Small Businesses Cautious As Borrowing Increases
While small business owners are increasing investments in their companies, overall growth in business is still slow. That’s according to the Thomson Reuters/PayNet Small Business Lending Index, released today.
“Right now we’re in a virtuous phase of the business cycle, but it doesn’t seem to be as strong as it could be,” said William Phelan, president of PayNet. The Index, which measures loan activity among businesses with less than $1 million in credit, shows increases in year-over-year spending for the past 23 months. January is up 18 percent from a year ago.
Even with increased lending, said Phelan, “there’s still a lot of uncertainty.”
Business owners remain spooked by the events of the past four years, and are assuming less risk, he said. “We would have expected more risk-taking, more expansion, more investment.

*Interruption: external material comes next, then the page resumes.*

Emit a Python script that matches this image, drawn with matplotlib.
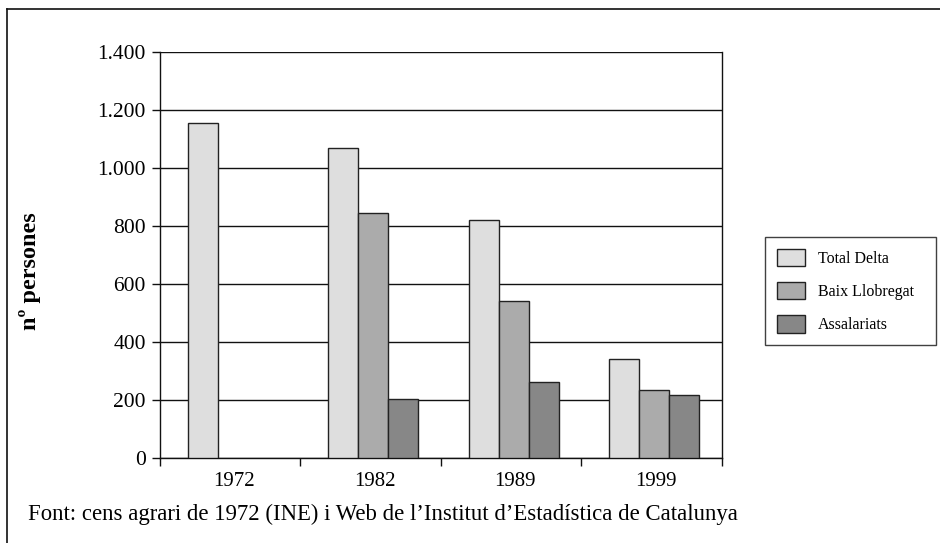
import numpy as np
import matplotlib
matplotlib.use("Agg")
import matplotlib.pyplot as plt
from matplotlib.lines import Line2D

plt.rcParams['font.family'] = ['Liberation Serif', 'DejaVu Serif']

years = ['1972', '1982', '1989', '1999']
series_names = ['Total Delta', 'Baix Llobregat', 'Assalariats']
total_delta = [1155, 1070, 820, 340]
baix_llobregat = [np.nan, 845, 540, 235]
assalariats = [np.nan, 203, 262, 217]
yticks = [0, 200, 400, 600, 800, 1000, 1200, 1400]
ytick_labels = ['0', '200', '400', '600', '800', '1.000', '1.200', '1.400']
colors = ['#dedede', '#ababab', '#878787']

fig = plt.figure(figsize=(9.4, 5.43), dpi=100)
ax = fig.add_axes([0.170, 0.1565, 0.598, 0.7475])

x = np.arange(len(years))
w = 0.2135
for i, (vals, name, c) in enumerate(zip([total_delta, baix_llobregat, assalariats], series_names, colors)):
    vals = np.array(vals, dtype=float)
    m = ~np.isnan(vals)
    ax.bar(x[m] + (i - 1) * w + 0.02, vals[m], width=w, color=c, edgecolor='#222222',
           linewidth=1.0, label=name, zorder=3)

ax.set_ylim(0, 1400)
ax.set_xlim(-0.5, len(years) - 0.5)
ax.set_yticks(yticks)
ax.set_yticklabels(ytick_labels, fontsize=15.5)
ax.yaxis.grid(True, color='#111111', linewidth=1.0, zorder=0)
ax.set_axisbelow(True)

ax.set_xticks(x + 0.03)
ax.set_xticklabels(years, fontsize=15)
ax.set_xticks(np.arange(-0.5, len(years)), minor=True)
ax.tick_params(axis='x', which='major', length=0, pad=10)
ax.tick_params(axis='x', which='minor', length=6, width=1.0, direction='out', color='#111111')
ax.tick_params(axis='y', length=6, width=1.0, direction='out', color='#111111', pad=4)

for s in ['left', 'bottom', 'right']:
    ax.spines[s].set_color('#111111')
    ax.spines[s].set_linewidth(1.0)
ax.spines['top'].set_visible(False)

fig.text(0.032, 0.50, 'nº persones', rotation=90, fontsize=17.5, fontweight='bold',
         ha='center', va='center')

leg = fig.legend(loc='center left', bbox_to_anchor=(765 / 940, 1 - 345 / 543, 171 / 940, 108 / 543),
                 mode='expand', fontsize=11.5,
                 frameon=True, fancybox=False, edgecolor='#111111',
                 handlelength=1.75, handleheight=1.3, labelspacing=0.95,
                 borderpad=0.75, borderaxespad=0.0, handletextpad=0.8)
leg.get_frame().set_linewidth(1.0)

fig.text(0.030, 0.052, "Font: cens agrari de 1972 (INE) i Web de l\u2019Institut d\u2019Estadística de Catalunya",
         fontsize=16.4, ha='left', va='center')

# figure border (left and top)
fig.add_artist(Line2D([0.0075, 0.0075], [0.0, 0.983], transform=fig.transFigure,
                      color='#111111', linewidth=1.2))
fig.add_artist(Line2D([0.0075, 1.0], [0.983, 0.983], transform=fig.transFigure,
                      color='#111111', linewidth=1.2))

fig.savefig('out.png', dpi=100)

Instead, we’re seeing a plodding expansion,” he noted.
The Index is a monthly outlook based on real-time data, measuring loan activity across 23 sectors, including construction, transportation, agriculture and healthcare.
Phelan pointed to a decrease in manufacturing and an increase in the service sector as one reason there are fewer large capital investments from businesses. “There’s less demand to invest in capital projects in the service sector," he said. “Companies are investing in productivity enhancements, like software and technology. But they’re not hiring; they are holding cash on their balance sheets.”
Still, he expects to see continued increases in lending over the next several quarters. Defaults and delinquencies are low, a sign that business owners could be ready to assume more risk.
Because small businesses can react more quickly to changes in the marketplace than larger companies, said Phelan, the index can be a good predictor of what will happen with the overall economy.
“Small business leads the economy by two to five months,” he said. We saw the index fall dramatically in early 2007, before things fell apart later in the year,” he said. Phelan said he sees, based on small business activity, at least “four more quarters of the wind at our back, as long as we don’t get any shocks outside the system.”